===== DATASET SECTION

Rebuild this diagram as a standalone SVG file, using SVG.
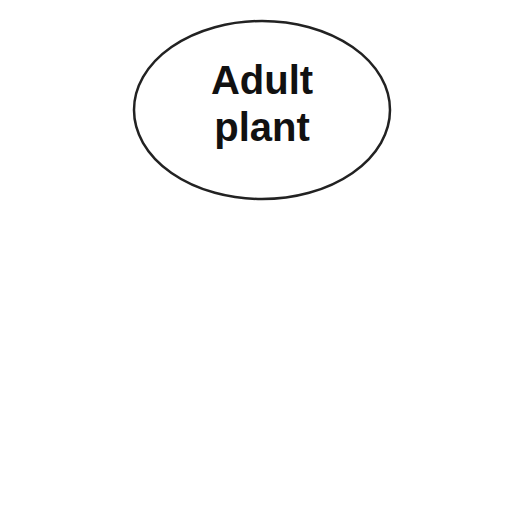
<svg xmlns="http://www.w3.org/2000/svg" width="512" height="512" viewBox="0 0 512 512">
<style>
.node{fill:#fff;stroke:#222;stroke-width:2.5}
.lbl{font-family:"Liberation Sans",Arial,sans-serif;font-weight:bold;font-size:40px;fill:#111;text-anchor:middle}
</style>
<rect width="512" height="512" fill="#fff"/>
<g id="connectors"></g>
<g id="adult-plant">
<ellipse class="node" cx="262" cy="110" rx="128" ry="89"/>
<text class="lbl" x="262" y="94">Adult</text>
<text class="lbl" x="262" y="141">plant</text>
</g>
</svg>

==========

- DIRECTIVE
Return each line of the data, keeping its wording exact and omitting pictures.

- EXERCISE ANSWER
Rebuild this diagram as a standalone SVG file, using SVG.
<svg xmlns="http://www.w3.org/2000/svg" width="512" height="512" viewBox="0 0 512 512">
<style>
.node{fill:#fff;stroke:#222;stroke-width:2.5}
.lbl{font-family:"Liberation Sans",Arial,sans-serif;font-weight:bold;font-size:40px;fill:#111;text-anchor:middle}
</style>
<rect width="512" height="512" fill="#fff"/>
<g id="connectors"></g>
<g id="adult-plant">
<ellipse class="node" cx="262" cy="110" rx="128" ry="89"/>
<text class="lbl" x="262" y="94">Adult</text>
<text class="lbl" x="262" y="141">plant</text>
</g>
</svg>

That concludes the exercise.